Dataset rows:
##########
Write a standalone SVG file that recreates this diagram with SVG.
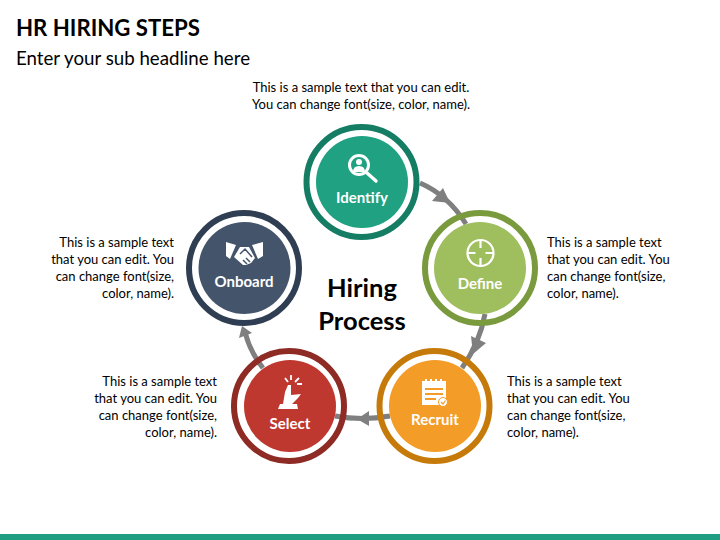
<svg xmlns="http://www.w3.org/2000/svg" width="720" height="540" viewBox="0 0 720 540">
<style>
text{font-family:Lato,"Open Sans","Liberation Sans",sans-serif;fill:#000}
.b{font-size:13px}
.r{text-anchor:end}
.m{text-anchor:middle}
.l{font-size:15px;font-weight:700;fill:#fff;text-anchor:middle}
.h{font-size:25.5px;font-weight:700;text-anchor:middle}
.c{fill:none;stroke:#7f7f7f;stroke-width:5}
.a{fill:#7f7f7f}
.ring{fill:none;stroke-width:6}
.i{fill:#fff}
.s{fill:none;stroke:#fff;stroke-width:2.2}
</style>
<rect width="720" height="540" fill="#fff"/>
<text x="16" y="36" font-size="22.2" font-weight="700">HR HIRING STEPS</text>
<text x="16" y="65" font-size="18.700">Enter your sub headline here</text>
<rect x="0" y="534" width="720" height="6" fill="#1f9e82"/>
<g id="connectors">
<path class="c" d="M420 183Q448 195 466 224"/><path class="a" d="M443 188L432 201L450 203Z"/>
<path class="c" d="M485 314Q480 342 462 368"/><path class="a" d="M471 336L486 343L473 354Z"/>
<path class="c" d="M390 416Q362 421 335 416"/><path class="a" d="M369 411L369 426L357 419Z"/>
<path class="c" d="M263 368Q250 352 245 332"/><path class="a" d="M239 338L252 333L242 326Z"/>
</g>
<g id="identify">
<circle cx="361.500" cy="182" r="55" class="ring" stroke="#147d64"/><circle cx="362" cy="182" r="46" fill="#1fa182"/>
<circle cx="359" cy="165" r="9.500" fill="none" stroke="#fff" stroke-width="3"/>
<path d="M367 173L376 181" stroke="#fff" stroke-width="3.400" stroke-linecap="round"/>
<circle cx="359" cy="162" r="3" class="i"/><path class="i" d="M353 172Q353 166 359 166Q365 166 365 172Z"/>
<text x="362" y="203" class="l">Identify</text>
<text x="361" y="92" class="b m">This is a sample text that you can edit.</text>
<text x="361" y="109" class="b m">You can change font(size, color, name).</text>
</g>
<g id="define">
<circle cx="480" cy="268" r="55" class="ring" stroke="#7a9a3e"/><circle cx="480" cy="268" r="46" fill="#9fbe5e"/>
<circle cx="480.500" cy="253" r="13" class="s"/>
<path class="s" d="M480.500 240V248M480.500 258V266M467.500 253H475.500M485.500 253H493.500"/>
<text x="480" y="289" class="l">Define</text>
<text x="547" y="247" class="b">This is a sample text</text>
<text x="547" y="264" class="b">that you can edit. You</text>
<text x="547" y="281" class="b">can change font(size,</text>
<text x="547" y="298" class="b">color, name).</text>
</g>
<g id="recruit">
<circle cx="434.500" cy="406" r="55" class="ring" stroke="#c67a0a"/><circle cx="435" cy="406" r="46" fill="#f39c27"/>
<path class="i" d="M422 381H446V398L440 405H422Z"/>
<path d="M426 379V385M431 379V385M436 379V385M441 379V385" stroke="#fff" stroke-width="2"/>
<path d="M425 389H443M425 394H443M425 399H436" stroke="#f39c27" stroke-width="2"/>
<circle cx="443" cy="402" r="4.500" class="i" stroke="#f39c27"/>
<path d="M441 402L443 404L445.500 400.500" fill="none" stroke="#f39c27" stroke-width="1.200"/>
<text x="435" y="425" class="l">Recruit</text>
<text x="507" y="386" class="b">This is a sample text</text>
<text x="507" y="403" class="b">that you can edit. You</text>
<text x="507" y="420" class="b">can change font(size,</text>
<text x="507" y="437" class="b">color, name).</text>
</g>
<g id="select">
<circle cx="289" cy="406" r="55" class="ring" stroke="#8e2b25"/><circle cx="290" cy="406" r="46" fill="#bf382f"/>
<path class="i" d="M278 409L280 404H283L285 392L288 385H291V395L301 394L298 398L292 404H297L298 409Z"/>
<path d="M285 378L288 382M291 375V380M299 378L295 382M302 384H297" stroke="#fff" stroke-width="1.800"/>
<text x="290" y="429" class="l">Select</text>
<text x="217" y="386" class="b r">This is a sample text</text>
<text x="217" y="403" class="b r">that you can edit. You</text>
<text x="217" y="420" class="b r">can change font(size,</text>
<text x="217" y="437" class="b r">color, name).</text>
</g>
<g id="onboard">
<circle cx="244" cy="268" r="55" class="ring" stroke="#2f3e52"/><circle cx="244.500" cy="268" r="46" fill="#44546a"/>
<path class="i" d="M226 242L236 245L230 259L226 256Z"/>
<path class="i" d="M263 242L252 245L258 259L263 256Z"/>
<path class="i" d="M234 257L240 247H249L255 258L251 263L246 265H243Z"/>
<path d="M240 254L245 249L252 257M246 258L250 262M243 260L247 264" fill="none" stroke="#44546a" stroke-width="1.500"/>
<text x="244" y="287" class="l">Onboard</text>
<text x="174" y="247" class="b r">This is a sample text</text>
<text x="174" y="264" class="b r">that you can edit. You</text>
<text x="174" y="281" class="b r">can change font(size,</text>
<text x="174" y="298" class="b r">color, name).</text>
</g>
<text x="362" y="297" class="h">Hiring</text>
<text x="362" y="330" class="h">Process</text>
</svg>
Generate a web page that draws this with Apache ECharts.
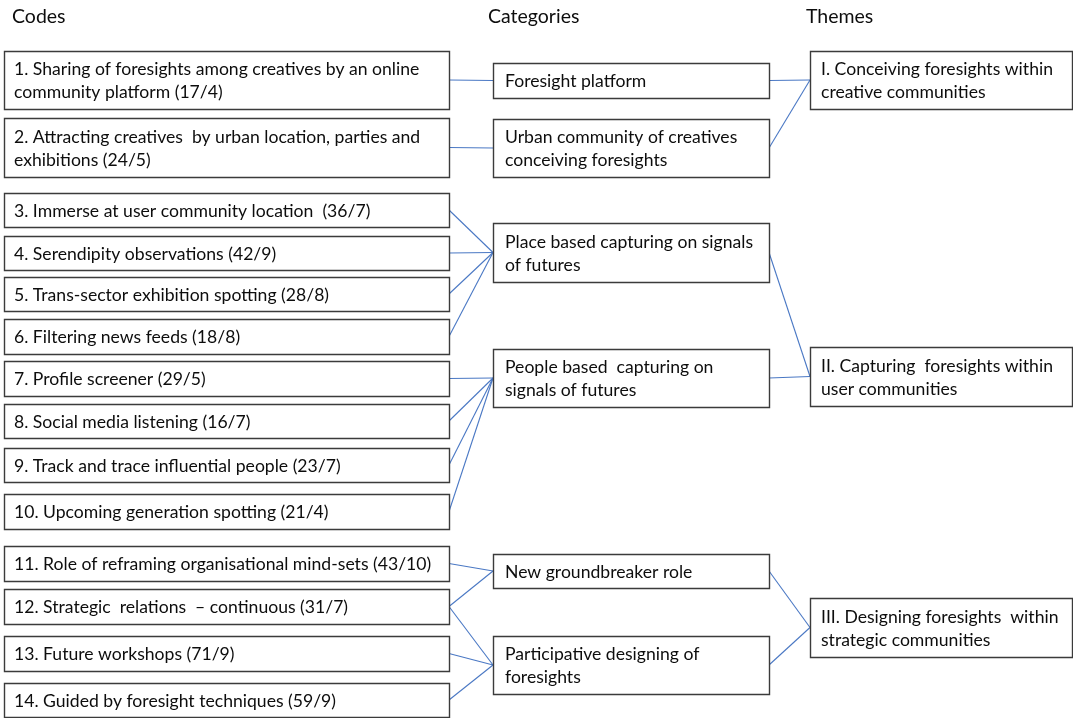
##########
Repeat all the data as it stands, dropping any images it holds.

Write a standalone SVG file that recreates this diagram with SVG.
<svg xmlns="http://www.w3.org/2000/svg" width="720" height="540" viewBox="0 0 720 540">
<style>
text{font-family:Lato,"Open Sans","Liberation Sans",sans-serif;fill:#000}
.b{font-size:13px}
.r{text-anchor:end}
.m{text-anchor:middle}
.l{font-size:15px;font-weight:700;fill:#fff;text-anchor:middle}
.h{font-size:25.5px;font-weight:700;text-anchor:middle}
.c{fill:none;stroke:#7f7f7f;stroke-width:5}
.a{fill:#7f7f7f}
.ring{fill:none;stroke-width:6}
.i{fill:#fff}
.s{fill:none;stroke:#fff;stroke-width:2.2}
</style>
<rect width="720" height="540" fill="#fff"/>
<text x="16" y="36" font-size="22.2" font-weight="700">HR HIRING STEPS</text>
<text x="16" y="65" font-size="18.700">Enter your sub headline here</text>
<rect x="0" y="534" width="720" height="6" fill="#1f9e82"/>
<g id="connectors">
<path class="c" d="M420 183Q448 195 466 224"/><path class="a" d="M443 188L432 201L450 203Z"/>
<path class="c" d="M485 314Q480 342 462 368"/><path class="a" d="M471 336L486 343L473 354Z"/>
<path class="c" d="M390 416Q362 421 335 416"/><path class="a" d="M369 411L369 426L357 419Z"/>
<path class="c" d="M263 368Q250 352 245 332"/><path class="a" d="M239 338L252 333L242 326Z"/>
</g>
<g id="identify">
<circle cx="361.500" cy="182" r="55" class="ring" stroke="#147d64"/><circle cx="362" cy="182" r="46" fill="#1fa182"/>
<circle cx="359" cy="165" r="9.500" fill="none" stroke="#fff" stroke-width="3"/>
<path d="M367 173L376 181" stroke="#fff" stroke-width="3.400" stroke-linecap="round"/>
<circle cx="359" cy="162" r="3" class="i"/><path class="i" d="M353 172Q353 166 359 166Q365 166 365 172Z"/>
<text x="362" y="203" class="l">Identify</text>
<text x="361" y="92" class="b m">This is a sample text that you can edit.</text>
<text x="361" y="109" class="b m">You can change font(size, color, name).</text>
</g>
<g id="define">
<circle cx="480" cy="268" r="55" class="ring" stroke="#7a9a3e"/><circle cx="480" cy="268" r="46" fill="#9fbe5e"/>
<circle cx="480.500" cy="253" r="13" class="s"/>
<path class="s" d="M480.500 240V248M480.500 258V266M467.500 253H475.500M485.500 253H493.500"/>
<text x="480" y="289" class="l">Define</text>
<text x="547" y="247" class="b">This is a sample text</text>
<text x="547" y="264" class="b">that you can edit. You</text>
<text x="547" y="281" class="b">can change font(size,</text>
<text x="547" y="298" class="b">color, name).</text>
</g>
<g id="recruit">
<circle cx="434.500" cy="406" r="55" class="ring" stroke="#c67a0a"/><circle cx="435" cy="406" r="46" fill="#f39c27"/>
<path class="i" d="M422 381H446V398L440 405H422Z"/>
<path d="M426 379V385M431 379V385M436 379V385M441 379V385" stroke="#fff" stroke-width="2"/>
<path d="M425 389H443M425 394H443M425 399H436" stroke="#f39c27" stroke-width="2"/>
<circle cx="443" cy="402" r="4.500" class="i" stroke="#f39c27"/>
<path d="M441 402L443 404L445.500 400.500" fill="none" stroke="#f39c27" stroke-width="1.200"/>
<text x="435" y="425" class="l">Recruit</text>
<text x="507" y="386" class="b">This is a sample text</text>
<text x="507" y="403" class="b">that you can edit. You</text>
<text x="507" y="420" class="b">can change font(size,</text>
<text x="507" y="437" class="b">color, name).</text>
</g>
<g id="select">
<circle cx="289" cy="406" r="55" class="ring" stroke="#8e2b25"/><circle cx="290" cy="406" r="46" fill="#bf382f"/>
<path class="i" d="M278 409L280 404H283L285 392L288 385H291V395L301 394L298 398L292 404H297L298 409Z"/>
<path d="M285 378L288 382M291 375V380M299 378L295 382M302 384H297" stroke="#fff" stroke-width="1.800"/>
<text x="290" y="429" class="l">Select</text>
<text x="217" y="386" class="b r">This is a sample text</text>
<text x="217" y="403" class="b r">that you can edit. You</text>
<text x="217" y="420" class="b r">can change font(size,</text>
<text x="217" y="437" class="b r">color, name).</text>
</g>
<g id="onboard">
<circle cx="244" cy="268" r="55" class="ring" stroke="#2f3e52"/><circle cx="244.500" cy="268" r="46" fill="#44546a"/>
<path class="i" d="M226 242L236 245L230 259L226 256Z"/>
<path class="i" d="M263 242L252 245L258 259L263 256Z"/>
<path class="i" d="M234 257L240 247H249L255 258L251 263L246 265H243Z"/>
<path d="M240 254L245 249L252 257M246 258L250 262M243 260L247 264" fill="none" stroke="#44546a" stroke-width="1.500"/>
<text x="244" y="287" class="l">Onboard</text>
<text x="174" y="247" class="b r">This is a sample text</text>
<text x="174" y="264" class="b r">that you can edit. You</text>
<text x="174" y="281" class="b r">can change font(size,</text>
<text x="174" y="298" class="b r">color, name).</text>
</g>
<text x="362" y="297" class="h">Hiring</text>
<text x="362" y="330" class="h">Process</text>
</svg>
Generate a web page that draws this with Apache ECharts.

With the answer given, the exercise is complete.